- Dahu Town Location in Hunan
- Coordinates: 28°25′17″N 113°55′09″E﻿ / ﻿28.4213°N 113.9192°E
- Country: People's Republic of China
- Province: Hunan
- Prefecture-level city: Changsha
- County-level city: Liuyang

Area
- • Total: 185.6 km^{2} (71.7 sq mi)

Population (2015)
- • Total: 27,100
- • Density: 146/km^{2} (378/sq mi)
- Time zone: UTC+8 (China Standard)
- Postal code: 410305
- Area code: 0731

= Dahu, Liuyang =

Dahu Town (达浒镇 (達滸鎮, Dáhǔ Zhèn)) is a rural town in Liuyang City, Hunan Province, People's Republic of China.

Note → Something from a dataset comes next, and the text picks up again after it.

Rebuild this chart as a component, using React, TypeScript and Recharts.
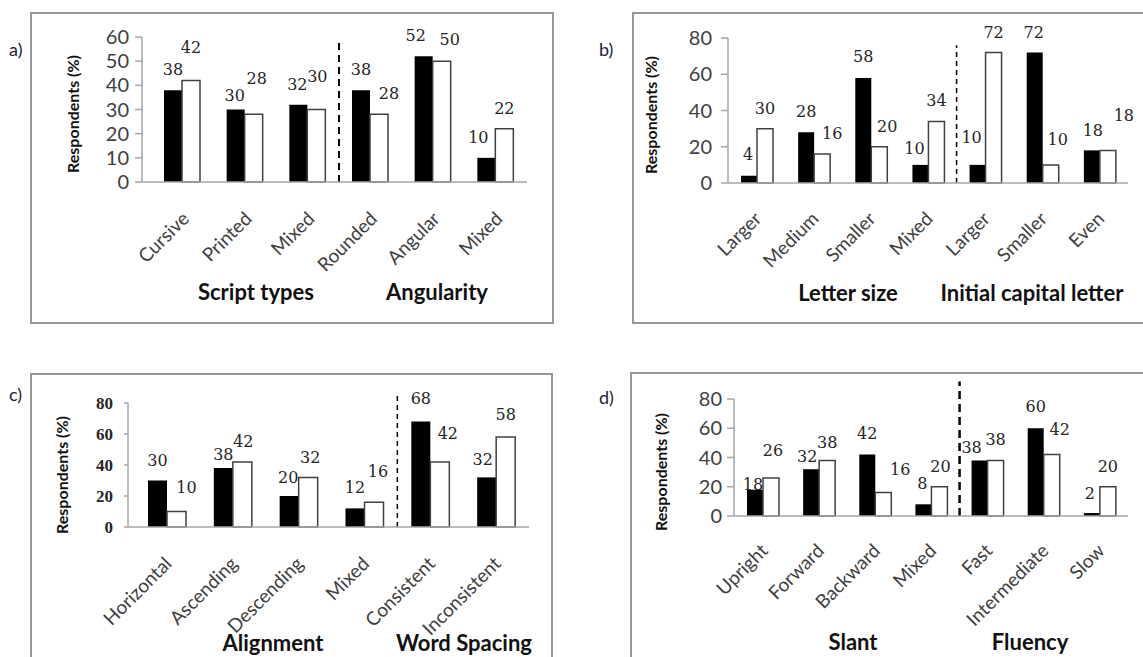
import React from "react";
import { BarChart, Bar, XAxis, YAxis, LabelList, ReferenceLine } from "recharts";

const SANS = "Lato, 'Open Sans', sans-serif";
const SERIF = "'DejaVu Serif', 'Liberation Serif', serif";

// a) script types / angularity
const catsA = ["Cursive", "Printed", "Mixed", "Rounded", "Angular", "Mixed"];
const blackA = [38, 30, 32, 38, 52, 10];
const whiteA = [42, 28, 30, 28, 50, 22];
const ticksA = [0, 10, 20, 30, 40, 50, 60];

// b) letter size / initial capital letter
const catsB = ["Larger", "Medium", "Smaller", "Mixed", "Larger", "Smaller", "Even"];
const blackB = [4, 28, 58, 10, 10, 72, 18];
const whiteB = [30, 16, 20, 34, 72, 10, 18];
const ticksB = [0, 20, 40, 60, 80];

// c) alignment / word spacing
const catsC = ["Horizontal", "Ascending", "Descending", "Mixed", "Consistent", "Inconsistent"];
const blackC = [30, 38, 20, 12, 68, 32];
const whiteC = [10, 42, 32, 16, 42, 58];
const ticksC = [0, 20, 40, 60, 80];

// d) slant / fluency
const catsD = ["Upright", "Forward", "Backward", "Mixed", "Fast", "Intermediate", "Slow"];
const blackD = [18, 32, 42, 8, 38, 60, 2];
const whiteD = [26, 38, 16, 20, 38, 42, 20];
const ticksD = [0, 20, 40, 60, 80];

// hand-placed label offsets (px) like in the original figure
const nudgeA = {
  black: { dx: [0, -1, -1, 0, -8, -8], dy: [0, 6, 0, 0, 0, 0] },
  white: { dx: [0, 3, 1, 10, 8, 0], dy: [-13, -15, -13, 0, -1, 0] },
};
const nudgeB = {
  black: { dx: [-1, 0, 0, -6, -6, -1, 1], dy: [-1, 0, -1, 4, -7, 0, 1] },
  white: { dx: [0, 10, 8, 0, 0, 7, 16], dy: [0, 0, 0, 0, 0, -5, -14] },
};
const nudgeC = {
  black: { dx: [0, 0, -1, 0, 0, -4], dy: [0, 7, 2, 0, -3, 3] },
  white: { dx: [10, 1, 2, 4, 8, 0], dy: [-4, 0, 1, -10, -8, -2] },
};
const nudgeD = {
  black: { dx: [-2, -4, 0, -1, -8, 0, -2], dy: [15, 8, -1, 0, 8, -1, 1] },
  white: { dx: [2, 0, 17, 1, 0, 8, 0], dy: [-7, 3, -3, 0, 0, -5, 0] },
};

const makeValueLabel = (nudge: { dx: number[]; dy: number[] }) => (props: any) => {
  const vb = props.viewBox || props;
  const i = props.index;
  const dx = nudge.dx[i] || 0;
  const dy = nudge.dy[i] || 0;
  return (
    <text
      x={vb.x + vb.width / 2 + dx}
      y={vb.y - 15 + dy}
      textAnchor="middle"
      fontFamily={SERIF}
      fontSize={16}
      fill="#262626"
    >
      {props.value}
    </text>
  );
};

const makeCatTick =
  (labels: Record<string, string>, shiftX: number, shiftY: number) => (props: any) => {
    const { x, y, payload } = props;
    return (
      <g transform={`translate(${x + shiftX},${y + shiftY})`}>
        <text
          textAnchor="end"
          transform="rotate(-45)"
          fontFamily={SANS}
          fontSize={19}
          fill="#404040"
        >
          {labels[payload.value]}
        </text>
      </g>
    );
  };

function Panel({
  id,
  cats,
  black,
  white,
  ticks,
  divider,
  dashTop,
  dash,
  nudge,
  left,
  top,
  width,
  height,
  yWidth,
  mTop,
  mRight,
  xHeight,
  padLeft,
  barSize,
  tickStyle,
  tickSize,
  tickMargin,
  catShift,
}: any) {
  const rows = cats.map((c: string, i: number) => ({
    key: `${id}${i}`,
    label: c,
    black: black[i],
    white: white[i],
  }));
  const labels: Record<string, string> = {};
  rows.forEach((r: any) => (labels[r.key] = r.label));
  const divKey = rows[divider].key;
  return (
    <div style={{ position: "absolute", left, top }}>
      <BarChart
        width={width}
        height={height}
        data={rows}
        barGap={0}
        barSize={barSize}
        margin={{ top: mTop, right: mRight, bottom: 0, left: 0 }}
      >
        <XAxis
          dataKey="key"
          type="category"
          interval={0}
          height={xHeight}
          padding={{ left: padLeft, right: 0 }}
          tickLine={false}
          tickSize={0}
          tickMargin={0}
          axisLine={{ stroke: "#a6a6a6", strokeWidth: 1.5 }}
          tick={makeCatTick(labels, catShift[0], catShift[1])}
        />
        <YAxis
          width={yWidth}
          domain={[0, ticks[ticks.length - 1]]}
          ticks={ticks}
          interval={0}
          tickSize={tickSize}
          tickMargin={tickMargin}
          axisLine={{ stroke: "#a6a6a6", strokeWidth: 1.5 }}
          tickLine={{ stroke: "#a6a6a6", strokeWidth: 1.5 }}
          tick={tickStyle}
        />
        <ReferenceLine
          segment={[
            { x: divKey, y: 0 },
            { x: divKey, y: dashTop },
          ]}
          position="end"
          ifOverflow="visible"
          stroke="#000"
          strokeWidth={dash.w}
          strokeDasharray={dash.pattern}
        />
        <Bar dataKey="black" fill="#000" isAnimationActive={false}>
          <LabelList dataKey="black" content={makeValueLabel(nudge.black)} />
        </Bar>
        <Bar
          dataKey="white"
          fill="#fff"
          stroke="#404040"
          strokeWidth={1.5}
          isAnimationActive={false}
        >
          <LabelList dataKey="white" content={makeValueLabel(nudge.white)} />
        </Bar>
      </BarChart>
    </div>
  );
}

const bigTick = { fontFamily: SANS, fontSize: 20, fill: "#404040" };
const serifTick = { fontFamily: "'Liberation Serif', serif", fontSize: 17, fontWeight: "bold", fill: "#262626" };

const boxStyle = (left: number, top: number, width: number, height: number) => ({
  position: "absolute" as const,
  left,
  top,
  width,
  height,
  border: "2px solid #969696",
  boxSizing: "border-box" as const,
});

const titleProps = {
  fontFamily: SANS,
  fontSize: 22,
  fontWeight: "bold" as const,
  fill: "#111",
  textAnchor: "middle" as const,
};
const yTitleProps = {
  fontFamily: SANS,
  fontSize: 16,
  fontWeight: "bold" as const,
  fill: "#111",
  textAnchor: "middle" as const,
};
const letterProps = { fontFamily: SANS, fontSize: 18, fill: "#1c2336" };

export default function App() {
  return (
    <div
      style={{
        position: "absolute",
        left: 0,
        top: 0,
        width: 1143,
        height: 657,
        overflow: "hidden",
        background: "#fff",
      }}
    >
      <div style={boxStyle(30, 12, 524, 312)} />
      <div style={boxStyle(632, 12, 530, 312)} />
      <div style={boxStyle(30, 373, 523, 300)} />
      <div style={boxStyle(630, 372, 530, 300)} />

      <Panel
        id="a"
        cats={catsA}
        black={blackA}
        white={whiteA}
        ticks={ticksA}
        divider={2}
        dashTop={59.5}
        dash={{ w: 2, pattern: "7 5" }}
        nudge={nudgeA}
        left={30}
        top={12}
        width={523}
        height={306}
        yWidth={112}
        mTop={25}
        mRight={26}
        xHeight={136}
        padLeft={9}
        barSize={18}
        tickStyle={bigTick}
        tickSize={7}
        tickMargin={6}
        catShift={[8, 38]}
      />
      <Panel
        id="b"
        cats={catsB}
        black={blackB}
        white={whiteB}
        ticks={ticksB}
        divider={3}
        dashTop={76}
        dash={{ w: 1.5, pattern: "5 4" }}
        nudge={nudgeB}
        left={632}
        top={12}
        width={511}
        height={306}
        yWidth={96}
        mTop={26}
        mRight={15}
        xHeight={135}
        padLeft={0}
        barSize={16}
        tickStyle={bigTick}
        tickSize={7}
        tickMargin={9}
        catShift={[6, 37]}
      />
      <Panel
        id="c"
        cats={catsC}
        black={blackC}
        white={whiteC}
        ticks={ticksC}
        divider={3}
        dashTop={85}
        dash={{ w: 1.5, pattern: "5 4" }}
        nudge={nudgeC}
        left={30}
        top={373}
        width={522}
        height={284}
        yWidth={98}
        mTop={30}
        mRight={23}
        xHeight={130}
        padLeft={6}
        barSize={19}
        tickStyle={serifTick}
        tickSize={4}
        tickMargin={11}
        catShift={[6, 38]}
      />
      <Panel
        id="d"
        cats={catsD}
        black={blackD}
        white={whiteD}
        ticks={ticksD}
        divider={3}
        dashTop={92}
        dash={{ w: 2.5, pattern: "8 5" }}
        nudge={nudgeD}
        left={630}
        top={372}
        width={513}
        height={285}
        yWidth={104}
        mTop={27}
        mRight={15}
        xHeight={141}
        padLeft={1}
        barSize={16}
        tickStyle={bigTick}
        tickSize={7}
        tickMargin={5}
        catShift={[6, 36]}
      />

      <svg
        width={1143}
        height={657}
        style={{ position: "absolute", left: 0, top: 0, pointerEvents: "none" }}
      >
        <text x={9} y={56} {...letterProps}>a)</text>
        <text x={599} y={56} {...letterProps}>b)</text>
        <text x={9} y={401} {...letterProps}>c)</text>
        <text x={599} y={404} {...letterProps}>d)</text>

        <text transform="translate(79,114) rotate(-90)" {...yTitleProps}>Respondents (%)</text>
        <text transform="translate(657,115) rotate(-90)" {...yTitleProps}>Respondents (%)</text>
        <text transform="translate(68,475) rotate(-90)" {...yTitleProps}>Respondents (%)</text>
        <text transform="translate(667,472) rotate(-90)" {...yTitleProps}>Respondents (%)</text>

        <text x={256} y={300} {...titleProps}>Script types</text>
        <text x={437} y={300} {...titleProps}>Angularity</text>
        <text x={848} y={301} {...titleProps}>Letter size</text>
        <text x={1032} y={301} {...titleProps}>Initial capital letter</text>
        <text x={273} y={651} {...titleProps}>Alignment</text>
        <text x={464} y={651} {...titleProps}>Word Spacing</text>
        <text x={853} y={650} {...titleProps}>Slant</text>
        <text x={1030} y={650} {...titleProps}>Fluency</text>
      </svg>
    </div>
  );
}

According to the 2015 census, it had a population of 27,100 and an area of 185.6 km2. The town is bordered to the north by Pingjiang County, to the east by Daweishan Town, to the south by Guandu Town, and to the west by Yanxi Town

==Administrative divisions==
The town is divided into four villages and two communities:
- Mazhou Community (麻洲社区)
- Changyi Community (达浒社区)
- Jintian Village (金田村)
- Xiangxing Village (象形村)
- Shuxiang Village (书香村)
- Shuhuaxin Village (淑花新村)

==Geography==
The Daxi River (大溪河) flows through the town.

Banbei Reservoir (板贝水库) is the largest reservoir and largest water body in the town.

There are a number of popular mountains located immediately adjacent to the townsite which include Mount Liuyang'ao (浏阳坳, 947.5 m); Mount Lianyun (连云山, 1600.4 m); Mount Huozi'ao (火子坳, 955.5 m); and Mount Wangpojian (王婆尖, 951 m).

==Economy==
The town's main industries are agriculture, mining and fireworks.

==Education==
- Dahu Middle School

==Transportation==
The County Road X002 passes across the town west to east.

==Religion==
The Catholic Church (天主堂) is a church in the town.

The Arhat Temple (罗汉寺) is a Buddhist temple in the town.

The Ancestral Temple of Kong Family (孔氏家庙) is a famous scenic spot, it was originally built in 1586, during the Ming dynasty (1368-1644).

==Attractions==
The Xiangxing Scenic Spot (象形风景区) is an AAA-level tourist attraction in the town.